A revised political calendar creates a quicker pace for a State Senate race

Chris Jacobs is a candidate for Congress in NY27. There will be a Republican primary for that seat in June 2020 with two other candidates already declared. Incumbent Chris Collins is still a possible contestant. It will be multi-million dollar affair.

In the meantime Jacobs is still a member of the State Senate, representing the 60th District. There is still more than 60 percent of Jacobs’s two-year term remaining before a new senator arrives in Albany in January 2021. One of the other contenders in NY27 is Senator Robert Ortt, who would also give up his current office if he runs for Congress.

The present version of the district was originally created in 2012 by the Republican-controlled State Senate for Senator Mark Grisanti, one of eight politicians who have held that seat in one geographic form or another over the past 20 years. Previous incumbents include Anthony Nanula, Al Coppola, Byron Brown, Marc Coppola, Antoine Thompson, Grisanti, Marc Panepinto, and for the past two terms, Chris Jacobs. Considering how many state legislative seats are often held by the same person for decades, this Senate District’s history is very strange.

It is almost as if the district is the Bermuda Triangle of legislative seats, where incumbents struggle to hold on, or in some cases, to move on. Geographically the district should take some sort of prize in the Gerrymandering Hall of Fame. The district starts in the Tonawandas, includes Grand Island, literally threads through a narrow strip of land in the City of Buffalo along Lake Erie, and then eventually settles in Hamburg, Orchard Park, Evans and Brant. The former Senator Grisanti lived in Buffalo, hence the thread.

This past Saturday State Assemblyman Sean Ryan announced his candidacy for the seat, a move that surprised some folks because the election is not until November 2020. Upon reflection, however, announcing now makes political sense.

With the newly created political calendar in New York State, petitions for offices on the November 2020 ballot will hit the streets next February, less than five months from now. A whole lot of things go into the preparations for a campaign. The petitioning process is the official starting line, and the dates for that activity are a hard deadline for a campaign.

As an incumbent member of the Assembly whose present district partly overlaps the Senate district, Ryan starts off with established contacts, a knowledge of the area, and voter familiarity, all of which are important advantages. What comes next is the fundraising.

Ryan has hired someone to run the money gathering operation, which is not so unusual. Senator Tim Kennedy has had a fundraiser working for him for many years.

Ryan starts out with $267,444 to spend (as of July 15), consisting of money in his Assembly and Senate campaign treasuries combined. It’s the upper limit of what might be needed that is eye-catching. Ryan told the Buffalo News “contested Senate races have become super-expensive; some have cost $3 million. You have to have a solid base of donors and supporters.” How contested this Senate race might become is not clear at this time.

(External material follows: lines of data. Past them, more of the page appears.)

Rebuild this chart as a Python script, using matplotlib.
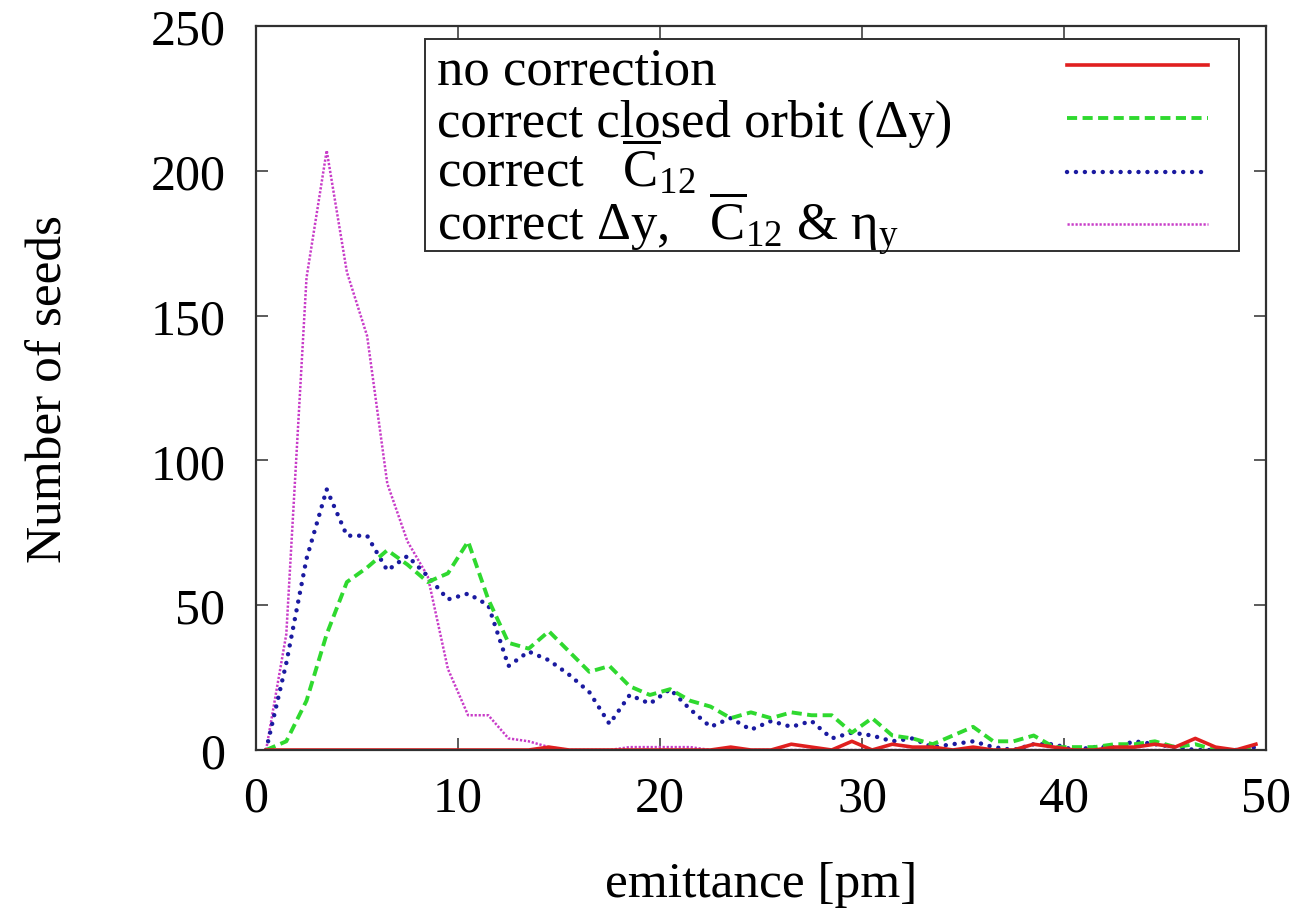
import numpy as np
import matplotlib
matplotlib.use("Agg")
import matplotlib.pyplot as plt
from matplotlib.patches import Rectangle

# Histogram bin centres (pm)
emittance = np.arange(50) + 0.5

no_correction = [0, 0, 0, 0, 0, 0, 0, 0, 0, 0,
                 0, 0, 0, 0, 1, 0, 0, 0, 0, 0,
                 0, 0, 0, 1, 0, 0, 2, 1, 0, 3,
                 0, 2, 1, 1, 0, 1, 0, 0, 2, 1,
                 0, 0, 1, 1, 2, 1, 4, 1, 0, 2]

closed_orbit = [0, 3, 17, 40, 58, 63, 69, 64, 58, 61,
                72, 52, 37, 35, 41, 34, 27, 29, 22, 19,
                21, 17, 15, 11, 13, 11, 13, 12, 12, 6,
                11, 5, 4, 2, 5, 8, 3, 3, 5, 1,
                1, 1, 2, 2, 3, 1, 2, 0, 0, 1]

coupling_c12 = [0, 30, 66, 90, 74, 74, 62, 67, 60, 52,
                54, 50, 29, 34, 31, 26, 20, 9, 19, 16,
                21, 14, 8, 11, 7, 10, 8, 10, 4, 6,
                5, 3, 4, 1, 2, 3, 1, 0, 2, 2,
                0, 1, 1, 3, 2, 1, 0, 0, 0, 1]

all_corrections = [0, 40, 163, 207, 165, 143, 92, 72, 60, 28,
                   12, 12, 4, 3, 1, 0, 0, 0, 1, 1,
                   1, 1, 0, 0, 0, 0, 0, 0, 0, 0,
                   0, 0, 0, 0, 0, 0, 0, 0, 0, 0,
                   0, 0, 0, 0, 0, 0, 0, 0, 0, 0]

labels = [
    "no correction",
    "correct closed orbit (Δy)",
    r"correct   $\overline{\mathrm{C}}_{12}$",
    r"correct Δy,   $\overline{\mathrm{C}}_{12}$ & η$_{\mathrm{y}}$",
]
xticks = [0, 10, 20, 30, 40, 50]
yticks = [0, 50, 100, 150, 200, 250]

plt.rcParams["font.family"] = ["Liberation Serif", "DejaVu Serif"]
plt.rcParams["mathtext.fontset"] = "custom"
plt.rcParams["mathtext.rm"] = "Liberation Serif"
plt.rcParams["mathtext.it"] = "Liberation Serif:italic"

W, H = 1315, 912
fig = plt.figure(figsize=(W / 100, H / 100), dpi=100)
ax = fig.add_axes([256 / W, 1 - 751 / H, 1010 / W, 724 / H])

styles = [
    dict(color="#e01f1f", lw=2.6, linestyle="-"),
    dict(color="#2fd92f", lw=2.8, linestyle=(0, (2.6, 1.4))),
    dict(color="#1a1aa0", lw=3.2, linestyle=(0, (0.01, 2.0)),
         dash_capstyle="round"),
    dict(color="#c83cc8", lw=1.8, linestyle=(0, (0.9, 0.7))),
]
series = [no_correction, closed_orbit, coupling_c12, all_corrections]

# draw back-to-front so the uncorrected curve sits on top like the key order
for ys, st in zip(series[::-1], styles[::-1]):
    ax.plot(emittance, ys, clip_on=True, **st)

ax.set_xlim(0, 50)
ax.set_ylim(0, 250)
ax.set_xticks(xticks)
ax.set_yticks(yticks)
ax.tick_params(direction="in", length=8.6, width=1.2, top=True, right=True,
               labelsize=36, color="#404040")
ax.tick_params(axis="x", pad=18)
ax.tick_params(axis="y", pad=22)
for sp in ax.spines.values():
    sp.set_linewidth(1.6)
    sp.set_color("#303030")

ax.set_xlabel("emittance [pm]", fontsize=37)
ax.set_ylabel("Number of seeds", fontsize=37)
ax.xaxis.set_label_coords(0.5, -0.152)
ax.yaxis.set_label_coords(-0.182, 0.5)

# key box in the upper right
ax.add_patch(Rectangle((0.167, 0.689), 0.806, 0.293, transform=ax.transAxes,
                       facecolor="white", edgecolor="#303030", lw=1.4,
                       zorder=5))
row_base = [0.920, 0.848, 0.779, 0.706]
row_line = [0.946, 0.873, 0.798, 0.726]
for lab, yb, yl, st in zip(labels, row_base, row_line, styles):
    ax.text(0.179, yb, lab, transform=ax.transAxes, fontsize=38,
            va="baseline", ha="left", zorder=6)
    ax.plot([0.803, 0.943], [yl, yl], transform=ax.transAxes, zorder=6,
            clip_on=False, **st)

fig.savefig("out.png", dpi=100)
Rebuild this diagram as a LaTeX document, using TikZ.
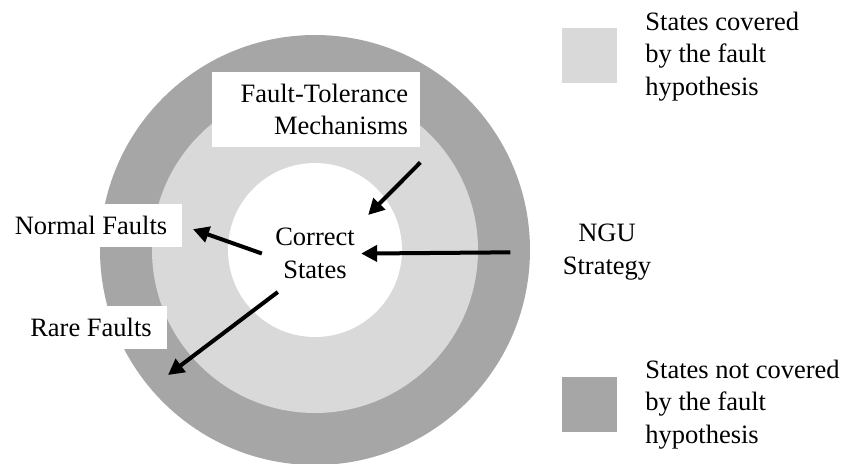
\documentclass[tikz,border=0pt]{standalone}
\usepackage{fontspec}
\setmainfont{Liberation Serif}
\usetikzlibrary{arrows.meta}
\definecolor{coveredGray}{HTML}{D9D9D9}
\definecolor{uncoveredGray}{HTML}{A6A6A6}

\begin{document}
\begin{tikzpicture}[x=0.5pt,y=-0.5pt]
    \tikzstyle{every node} = [font=\fontsize{13.25}{16.2}\selectfont]
    \tikzstyle{label box} = [fill=white, inner xsep=7.5pt, minimum height=21.5pt]
    \tikzstyle{legend box} = [rectangle, minimum size=27.5pt, inner sep=0pt]
    \tikzstyle{legend text} = [anchor=west, align=left, inner sep=0pt]
    \tikzstyle{thick arrow} = [-{Triangle[length=8pt,width=8pt]}, line width=2pt]
    \useasboundingbox (0,0) rectangle (843,463);

    % rings
    \fill[uncoveredGray] (315,250) circle [radius=107.5pt];
    \fill[coveredGray] (315,250) circle [radius=81.5pt];
    \fill[white] (315,250) circle [radius=43.5pt];

    % place nodes
    \node[align=center, inner sep=6.5pt](correctStates) at (315,253.5){Correct\\States};
    \node[label box, text width=92pt, inner xsep=6pt, minimum height=37.5pt, align=right](ftMechanisms) at (316,109.5){Fault-Tolerance\\Mechanisms};
    \node[label box](normalFaults) at (91,225.5){Normal Faults};
    \node[label box](rareFaults) at (91,327.5){Rare Faults};
    \node[align=center, inner sep=6.5pt](nguStrategy) at (607,252){NGU\\Strategy};
    \coordinate (rareTip) at (168,375);

    % legend
    \node[legend box, fill=coveredGray](legendCovered) at (589.5,55.5){};
    \node[legend text](legendCoveredText) at (645,56.5){States covered\\by the fault\\hypothesis};
    \node[legend box, fill=uncoveredGray](legendUncovered) at (589.5,404.5){};
    \node[legend text](legendUncoveredText) at (645,404.5){States not covered\\by the fault\\hypothesis};

    % Connections
    \draw[thick arrow]
    ([yshift=-7.5pt]ftMechanisms.south east)--(correctStates.north east);
    \draw[thick arrow, shorten <=19.5pt, shorten >=-3.5pt]
    (nguStrategy.west)--(correctStates.east);
    \draw[thick arrow, shorten >=5.5pt]
    (correctStates.west)--(normalFaults.east);
    \draw[thick arrow]
    (correctStates.-134)--(rareTip);

\end{tikzpicture}
\end{document}
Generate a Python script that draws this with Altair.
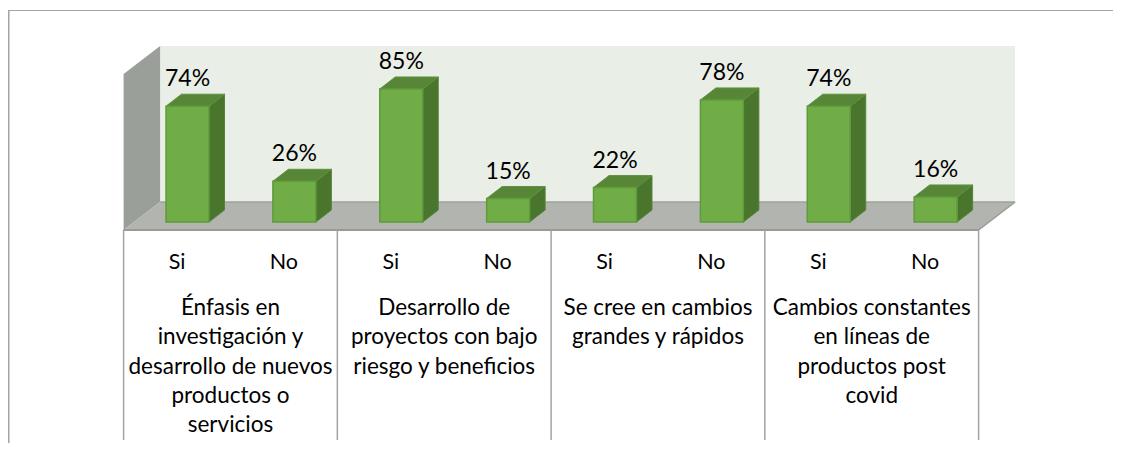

Ryan could have a primary. Buffalo Delaware District Councilman Joel Feroleto is taking a look at a run. That would be an uphill battle given Ryan’s Assembly incumbency, his political cash on hand, and the support of many party politico heavy hitters.

There could be a Republican candidate in the district, but with enrollment overwhelmingly Democratic (88,234 Ds to 50,985 Rs) it is not likely that a serious Republican will emerge over the next five months before petitioning starts. The beleaguered Republicans in the State Senate would be of less help financially than they have been in the past, given their minority status in that House.

Overlaying all this is the possibility that in 2020, for the first time, there could be a program for public financing of elections for state legislative seats. The Campaign Public Financing Commission is at work on creating a system to operate such a program. The idea behind public financing is to take “big money” out of politics by encouraging small contributions that are then matched with taxpayers’ money.

New York City has had a public financing program in place for several years. While the proponents argue that such a process makes politics fairer, it might also be said that it can also make it weirder.

In the February 2019 special election for Public Advocate, a figurehead job in New York City, 15 candidates ran. Eleven received public financing. The total vote in that race was 427,355 (out of 5,180,155 eligible voters) for a turnout of just 8.2 percent. Public financing facilitated the large number of candidates with the easy availability of money. Public spending amounted to $7,178,120 in that election. Does that make sense?

The questions here, in September 2019, with a primary election eight months away and public financing still an unknown option, is will races such as the one in the 60th Senate District draw out fringe candidates who might not otherwise run? How does Ryan’s reasonably large campaign treasury factor into the possibility of public financing? How does a potential candidate for this or any other seat assess the unknown prospects of public financing? And as a candidate notes that Senate races sometimes cost in the millions of dollars, how high is the sky?